When honoring him with its Goddard Lieberson Fellowship, the American Academy of Arts and Letters noted that "A rare economy of means and a strain of religious mysticism distinguish the music of James Primosch... Through articulate, transparent textures, he creates a wide range of musical emotion." Andrew Porter stated in The New Yorker that Primosch "scores with a sure, light hand" and critics for the New York Times, the Chicago Sun-Times, the Philadelphia Inquirer, and the Dallas Morning News have characterized his music as "impressive", "striking", "grandly romantic", "stunning" and "very approachable".

Primosch’s compositional voice encompasses a broad range of expressive types. His music can be intensely lyrical, as in the song cycle Holy the Firm or dazzlingly angular as in Secret Geometry for piano and electronic sound. His affection for jazz is reflected in works like the Piano Quintet, while his work as a church musician informs the many pieces in his catalog based on sacred songs or religious texts.

His music has been performed by the Chicago Symphony, the Los Angeles Philharmonic, the St. Paul Chamber Orchestra, the Lydian, Cavani, Cassatt, Ying, and Miami string quartets, the 21st Century Consort, the New York New Music Ensemble, Network for New Music, Dawn Upshaw, Lisa Saffer, Janice Felty, and Lambert Orkis. Twelve of his compositions have been recorded for Albany, Azica, Bard, Bridge, CRI, Centaur, Innova, and New World labels, with new discs of vocal and choral works planned.

David Patrick Stearns on “Songs for Adam”

If there's anything out there like Primosch's Songs of Adam, I haven't heard it - though the music wears its singularity lightly, with no need to express itself radically. It has a confidence of expression that comes of Primosch's having written a steady stream of song cycles since the late 1990s. Composers are still drawing legitimate inspiration from poets of the increasingly distant past, such as Walt Whitman, but Primosch pushes both himself and thus his listeners onto new ground with Susan Stewart's verse, which are called songs in their printed version because they suggest music, especially in the first poem, in which Adam is stuttering his way into existence.

Both poet and composer share an ability to contemplate how basic elements of existence might feel for the first time, and the duo know how to capture that in their respectively cultivated vocabularies, with an emotional rightness that never becomes too analytical.

In fact, Primosch enters the Korngold zone when describing Adam's intoxication with the word. Though words are set dramatically and in ways that are well written for the voice, the best moments are in the masterly orchestration, which gives an extra percussive spark to moments of discovery and unflinchingly confronts the agony of Adam's expulsion from Eden.

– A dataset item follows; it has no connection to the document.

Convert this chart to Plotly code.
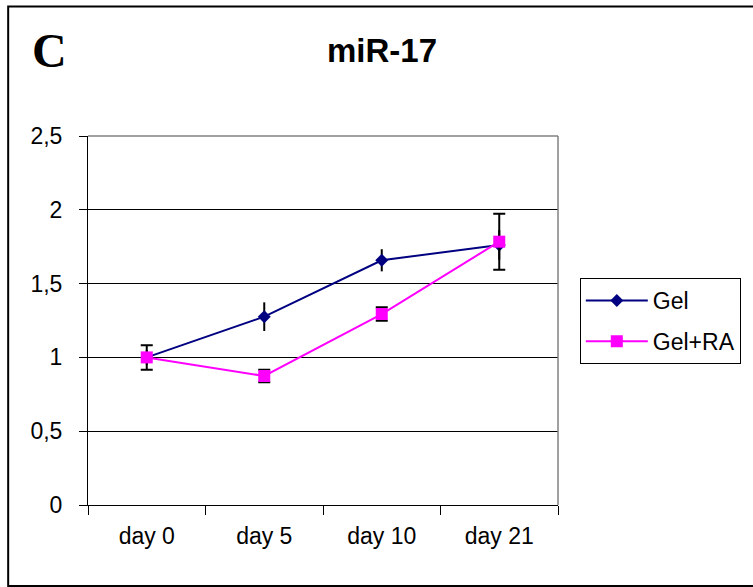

The pale strings capture his disappointment in the real world in an overall dramatic arc that's almost epic, going from the unimaginable (the beauty of Eden) to the unthinkable (the world's first children, Abel and Cain, and the world's first fratricide).
-Philadelphia Inquirer, May 2, 2010

Current Projects:

Mapping edits for recordings of "Holy the Firm", "From a Book of Hours", "Four Sacred Songs", and "Dark the Star" made by Susan Narucki, William Sharp, and the 21st Century Consort, directed by Christopher Kendall.

Completing a commission for a piece for flute and piano from the Philadelphia Chamber Music Society. The premiere date is yet to be determined.